The cost of insuring Portuguese debt against default hit a record high on Wednesday and yields on Portuguese bonds spiked after Moody's cut the country's credit rating to junkand warned it may need another bailout.
Five-year credit default swaps (CDS) on Portuguese government debt rose 82 basis points to 850 bps, according to data monitor Markit, Reuters said. This means it costs 850,000 euros to protect 10 million euros of exposure to Portuguese bonds.
The cost of insuring other peripheral debt against default also rose as Moody's move reinforced concerns that contagion may be spreading to other heavily indebted countries.
Five-year Irish CDS rose 42 basis points to 780 bps and the cost of insuring, according to Reuters.
Spanish debt against default gained 21 basis points to 297 basis points.
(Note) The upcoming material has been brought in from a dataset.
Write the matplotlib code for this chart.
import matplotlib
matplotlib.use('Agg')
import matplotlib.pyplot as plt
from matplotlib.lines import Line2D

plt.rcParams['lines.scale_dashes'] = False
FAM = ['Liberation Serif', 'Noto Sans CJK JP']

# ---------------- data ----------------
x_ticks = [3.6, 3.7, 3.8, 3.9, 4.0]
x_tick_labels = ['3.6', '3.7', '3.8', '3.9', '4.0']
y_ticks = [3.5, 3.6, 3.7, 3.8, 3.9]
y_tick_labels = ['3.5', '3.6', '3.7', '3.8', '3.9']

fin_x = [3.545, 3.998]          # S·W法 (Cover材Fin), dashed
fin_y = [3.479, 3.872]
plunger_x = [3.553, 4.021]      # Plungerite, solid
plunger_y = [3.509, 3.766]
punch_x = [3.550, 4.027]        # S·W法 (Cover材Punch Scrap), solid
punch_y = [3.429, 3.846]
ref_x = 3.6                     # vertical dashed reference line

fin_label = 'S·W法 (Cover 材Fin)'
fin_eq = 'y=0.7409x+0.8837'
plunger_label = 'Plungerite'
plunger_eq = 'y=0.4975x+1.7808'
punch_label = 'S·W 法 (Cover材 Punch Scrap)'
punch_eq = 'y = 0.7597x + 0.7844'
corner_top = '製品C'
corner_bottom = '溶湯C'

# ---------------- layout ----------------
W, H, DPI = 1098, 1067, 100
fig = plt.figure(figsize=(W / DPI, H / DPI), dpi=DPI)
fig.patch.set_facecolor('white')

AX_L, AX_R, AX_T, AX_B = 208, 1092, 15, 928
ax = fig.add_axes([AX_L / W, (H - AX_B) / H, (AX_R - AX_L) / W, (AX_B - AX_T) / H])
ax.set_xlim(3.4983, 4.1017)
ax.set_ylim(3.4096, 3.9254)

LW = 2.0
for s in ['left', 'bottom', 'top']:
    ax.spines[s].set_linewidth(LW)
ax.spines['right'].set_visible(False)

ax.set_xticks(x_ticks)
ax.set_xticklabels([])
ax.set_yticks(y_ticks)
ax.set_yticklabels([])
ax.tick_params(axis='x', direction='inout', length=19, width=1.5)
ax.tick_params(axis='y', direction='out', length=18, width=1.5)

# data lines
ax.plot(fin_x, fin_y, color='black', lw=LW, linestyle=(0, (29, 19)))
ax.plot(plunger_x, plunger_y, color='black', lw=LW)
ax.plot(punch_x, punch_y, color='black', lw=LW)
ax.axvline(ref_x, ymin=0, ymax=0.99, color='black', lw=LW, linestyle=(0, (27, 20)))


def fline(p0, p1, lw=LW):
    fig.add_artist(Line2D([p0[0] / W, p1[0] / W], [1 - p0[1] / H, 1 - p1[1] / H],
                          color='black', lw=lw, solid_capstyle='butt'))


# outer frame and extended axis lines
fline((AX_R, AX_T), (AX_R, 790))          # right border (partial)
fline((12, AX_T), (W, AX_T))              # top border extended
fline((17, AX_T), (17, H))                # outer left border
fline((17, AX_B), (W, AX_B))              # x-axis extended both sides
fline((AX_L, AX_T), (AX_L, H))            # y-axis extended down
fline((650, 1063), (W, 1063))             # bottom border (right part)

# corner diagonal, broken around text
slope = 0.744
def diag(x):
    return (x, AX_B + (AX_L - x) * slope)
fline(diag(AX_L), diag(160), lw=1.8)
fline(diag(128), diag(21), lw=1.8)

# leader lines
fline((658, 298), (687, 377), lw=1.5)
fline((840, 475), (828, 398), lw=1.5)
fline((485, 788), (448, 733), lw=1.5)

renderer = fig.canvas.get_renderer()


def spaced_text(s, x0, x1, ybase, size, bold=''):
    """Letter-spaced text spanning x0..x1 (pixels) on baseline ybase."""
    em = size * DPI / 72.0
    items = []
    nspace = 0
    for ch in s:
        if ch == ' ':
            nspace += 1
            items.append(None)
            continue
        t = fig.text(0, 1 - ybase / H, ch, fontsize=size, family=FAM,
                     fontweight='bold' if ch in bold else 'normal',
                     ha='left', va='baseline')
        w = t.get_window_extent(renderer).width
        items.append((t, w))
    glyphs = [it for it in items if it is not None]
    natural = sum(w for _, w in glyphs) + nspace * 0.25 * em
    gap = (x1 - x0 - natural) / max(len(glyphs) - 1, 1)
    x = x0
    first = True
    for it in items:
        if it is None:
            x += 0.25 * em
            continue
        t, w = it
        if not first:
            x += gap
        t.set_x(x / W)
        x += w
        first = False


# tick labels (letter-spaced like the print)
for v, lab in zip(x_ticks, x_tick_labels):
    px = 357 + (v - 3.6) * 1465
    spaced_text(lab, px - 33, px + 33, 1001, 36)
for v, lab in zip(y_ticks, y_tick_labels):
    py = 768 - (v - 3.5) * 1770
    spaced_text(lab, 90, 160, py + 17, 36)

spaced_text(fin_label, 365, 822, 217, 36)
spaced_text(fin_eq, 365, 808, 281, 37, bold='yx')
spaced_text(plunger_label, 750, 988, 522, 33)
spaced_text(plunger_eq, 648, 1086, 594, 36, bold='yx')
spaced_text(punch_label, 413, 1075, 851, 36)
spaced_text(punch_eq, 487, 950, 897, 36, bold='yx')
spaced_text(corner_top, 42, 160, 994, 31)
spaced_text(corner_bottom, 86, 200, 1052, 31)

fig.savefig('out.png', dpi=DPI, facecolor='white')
The Italian equivalent also firmed 24 basis points on the day to 220 bps.
Meanwhile prices of two-year Portuguese bonds tumbled sending yields 121 basis points higher to 14.60 percent, while the country's ten-year yields rose 50 basis points to 12.68 percent, Reuters said.
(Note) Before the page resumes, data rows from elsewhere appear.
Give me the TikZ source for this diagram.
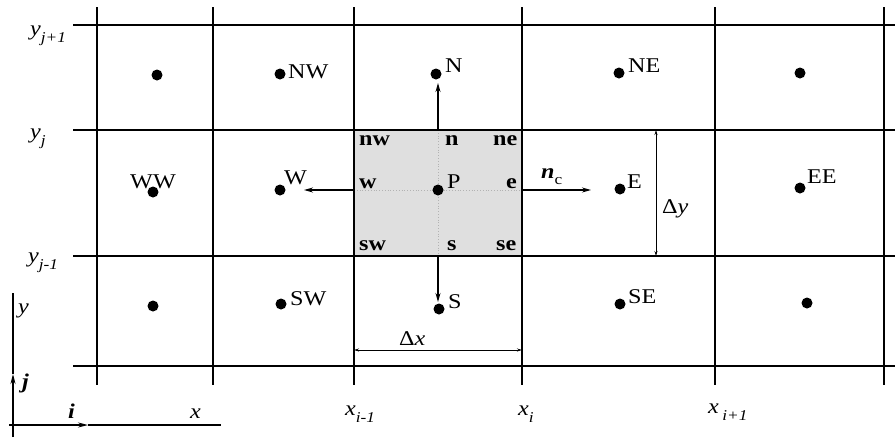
\documentclass[tikz,border=0pt]{standalone}
\usepackage{fontspec}
\setmainfont[FakeStretch=1.15]{Liberation Serif}
\usetikzlibrary{arrows.meta}
\newcommand\sbs[1]{\raisebox{-0.35em}{\fontsize{15}{15}\selectfont\itshape #1}}
\begin{document}
\begin{tikzpicture}[x=1pt,y=-1pt,
  gridline/.style={line width=1.5pt},
  cpt/.style={circle,fill,inner sep=0pt,minimum size=11pt},
  lab/.style={anchor=base west,inner sep=0pt,font=\fontsize{21}{23}\selectfont},
  face/.style={anchor=base west,inner sep=0pt,font=\fontsize{21}{23}\selectfont\bfseries},
  flux/.style={line width=1.2pt,-{Stealth[length=9pt,width=5pt]}},
  dimline/.style={line width=0.9pt,{Stealth[length=5pt,width=3pt]}-{Stealth[length=5pt,width=3pt]}},
  axisline/.style={line width=1.2pt},
  axarrow/.style={line width=1.2pt,-{Stealth[length=10pt,width=5pt]}}]
\useasboundingbox (0,0) rectangle (895,437);
% shaded control volume
\fill[gray!25] (354,130) rectangle (522,256);
\draw[gray!60,dotted,line width=0.8pt] (354,190) -- (522,190) (438,130) -- (438,256);
% grid
\foreach \x in {97,213,354,522,715,884} \draw[gridline] (\x,7) -- (\x,385);
\foreach \y in {25,130,256,366} \draw[gridline] (73,\y) -- (895,\y);
% nodes (cell centres)
\node[cpt] (c11) at (157,75) {};
\node[cpt] (NW) at (280,74) {};
\node[cpt] (N) at (436,74) {};
\node[cpt] (NE) at (619,73) {};
\node[cpt] (c15) at (800,73) {};
\node[cpt] (WW) at (153,192) {};
\node[cpt] (W) at (280,190) {};
\node[cpt] (P) at (438,190) {};
\node[cpt] (E) at (620,189) {};
\node[cpt] (EE) at (800,188) {};
\node[cpt] (c31) at (153,306) {};
\node[cpt] (SW) at (281,304) {};
\node[cpt] (S) at (439,309) {};
\node[cpt] (SE) at (620,304) {};
\node[cpt] (c35) at (807,303) {};
% node labels
\node[lab] (lNW) at (288,78) {NW};
\node[lab] (lN) at (445,72) {N};
\node[lab] (lNE) at (628,72) {NE};
\node[lab,anchor=base] (lWW) at (153,188) {WW};
\node[lab] (lW) at (284,184) {W};
\node[lab] (lP) at (447,188) {P};
\node[lab] (lE) at (627,188) {E};
\node[lab] (lEE) at (807,183) {EE};
\node[lab] (lSW) at (290,305) {SW};
\node[lab] (lS) at (448,308) {S};
\node[lab] (lSE) at (628,303) {SE};
% face labels
\node[face] (fnw) at (359,145) {nw};
\node[face] (fn) at (445,145) {n};
\node[face] (fne) at (493,145) {ne};
\node[face] (fw) at (359,188) {w};
\node[face] (fe) at (506,188) {e};
\node[face] (fsw) at (359,250) {sw};
\node[face] (fs) at (447,250) {s};
\node[face] (fse) at (496,250) {se};
% face coordinates and flux arrows
\coordinate (nf) at (438,130);
\coordinate (nt) at (438,83);
\coordinate (wf) at (354,190);
\coordinate (wt) at (304,190);
\coordinate (ef) at (522,190);
\coordinate (et) at (591,190);
\coordinate (sf) at (438,256);
\coordinate (st) at (438,302);
\draw[flux] (nf) -- (nt);
\draw[flux] (wf) -- (wt);
\draw[flux] (ef) -- (et);
\draw[flux] (sf) -- (st);
\node[lab] (nc) at (541,178) {\textbf{\textit{n}}\raisebox{-0.3em}{\fontsize{15}{15}\selectfont c}};
% dimensions
\coordinate (dy1) at (656,130);
\coordinate (dy2) at (656,256);
\draw[dimline] (dy1) -- (dy2);
\node[lab] (ldy) at (662,213) {Δ\textit{y}};
\coordinate (dx1) at (354,350);
\coordinate (dx2) at (522,350);
\draw[dimline] (dx1) -- (dx2);
\node[lab] (ldx) at (399,345) {Δ\textit{x}};
% row labels
\node[lab] (yj1) at (30,35) {\textit{y}\sbs{j+1}};
\node[lab] (yj) at (30,138) {\textit{y}\sbs{j}};
\node[lab] (yjm) at (28,262) {\textit{y}\sbs{j-1}};
% column labels
\node[lab] (xim) at (345,415) {\textit{x}\sbs{i-1}};
\node[lab] (xi) at (518,415) {\textit{x}\sbs{i}};
\node[lab] (xip) at (708,413) {\textit{x}\,\sbs{i+1}};
% axes
\coordinate (vb) at (13,437);
\coordinate (vm) at (13,374);
\coordinate (vt) at (13,293);
\draw[axarrow] (vb) -- (vm);
\draw[axisline] (vm) -- (vt);
\coordinate (hl) at (9,425);
\coordinate (hm) at (88,425);
\coordinate (hr) at (221,425);
\draw[axarrow] (hl) -- (hm);
\draw[axisline] (hm) -- (hr);
\node[lab] (ay) at (18,313) {\textit{y}};
\node[lab] (aj) at (22,388) {\textbf{\textit{j}}};
\node[lab] (ai) at (68,418) {\textbf{\textit{i}}};
\node[lab] (ax) at (190,418) {\textit{x}};
\end{tikzpicture}
\end{document}
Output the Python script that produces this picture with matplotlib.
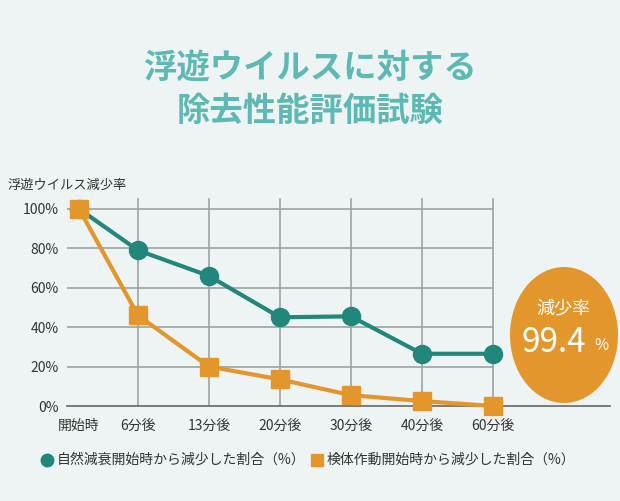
import matplotlib
matplotlib.use("Agg")
import matplotlib.pyplot as plt
from matplotlib.patches import Ellipse

plt.rcParams["font.family"] = "Noto Sans CJK JP"

categories = ["開始時", "6分後", "13分後", "20分後", "30分後", "40分後", "60分後"]
natural = [100, 79, 66, 45, 45.5, 26.5, 26.5]
device = [100, 46, 20, 13.5, 5.5, 2.5, 0]
yticks = [0, 20, 40, 60, 80, 100]

W, H = 620, 501
bg = "#eef4f4"
teal = "#20877a"
orange = "#e3962b"
fig = plt.figure(figsize=(W/100, H/100), dpi=100, facecolor=bg)

def px(x0, y0, x1, y1):
    return [x0/W, 1-y1/H, (x1-x0)/W, (y1-y0)/H]

ax = fig.add_axes(px(67, 190, 610, 406))
ax.set_facecolor(bg)
# first category sits a bit closer to the second one (layout offset)
x = [i if i > 0 else 0.17 for i in range(len(categories))]
ax.set_xlim(-0.0, 7.65)
ax.set_ylim(0, 109.6)
for xi in x[1:]:
    ax.plot([xi, xi], [0, 105], color="#9aa3a3", lw=1.2, zorder=1)
for yv in yticks[1:]:
    ax.plot([0, 6], [yv, yv], color="#9aa3a3", lw=1.2, zorder=1)
ax.plot(x, natural, color=teal, lw=3, marker="o", ms=13, zorder=3, clip_on=False)
ax.plot(x, device, color=orange, lw=3, marker="s", ms=13, zorder=4, clip_on=False)
for s in ["top", "right", "left"]:
    ax.spines[s].set_visible(False)
ax.spines["bottom"].set_color("#666666")
ax.spines["bottom"].set_linewidth(1.2)
ax.set_xticks(x)
ax.set_xticklabels(categories, fontsize=10, color="#333333")
ax.set_yticks(yticks)
ax.set_yticklabels([f"{v}%" for v in yticks], fontsize=10, color="#333333")
ax.tick_params(axis="x", length=0, pad=9)
ax.tick_params(axis="y", length=0, pad=6)

fig.text(0.5, 1-68/H, "浮遊ウイルスに対する", ha="center", va="center",
         fontsize=24, fontweight="bold", color="#5eb8b4")
fig.text(0.5, 1-111/H, "除去性能評価試験", ha="center", va="center",
         fontsize=24, fontweight="bold", color="#5eb8b4")
fig.text(8/W, 1-185/H, "浮遊ウイルス減少率", ha="left", va="center", fontsize=9.5, color="#333333")

ell = Ellipse((564/W, 1-335/H), 108/W, 136/H, transform=fig.transFigure,
              facecolor=orange, edgecolor="none")
fig.patches.append(ell)
fig.text(563/W, 1-308/H, "減少率", ha="center", va="center", fontsize=13, color="white")
fig.text(554/W, 1-342/H, "99.4", ha="center", va="center", fontsize=24, color="white")
fig.text(601/W, 1-345/H, "%", ha="center", va="center", fontsize=11, color="white")

fig.lines.append(plt.Line2D([47/W], [1-460/H], marker="o", ms=9, color=teal, transform=fig.transFigure))
fig.text(57/W, 1-460/H, "自然減衰開始時から減少した割合（%）", ha="left", va="center", fontsize=10, color="#333333")
fig.lines.append(plt.Line2D([317/W], [1-460/H], marker="s", ms=9, color=orange, transform=fig.transFigure))
fig.text(327/W, 1-460/H, "検体作動開始時から減少した割合（%）", ha="left", va="center", fontsize=10, color="#333333")

fig.savefig("out.png", dpi=100, facecolor=bg)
“The debtor nations who are overleveraged should be allowed to go bust. What the politicians are doing now is trying to solve a debt crisis by issuing more and more debt. This is not a sane way of solving a debt crisis. History has shown that this method has never worked,“ Puru Saxena, Chief Executive of Puru Saxena Wealth Management told CNBC.
“Judgement day will come sooner of later and as far as I’m concerned Greece is already bankrupt and Portugal is heading that way and a lot of other countries are also in the queue,” he said.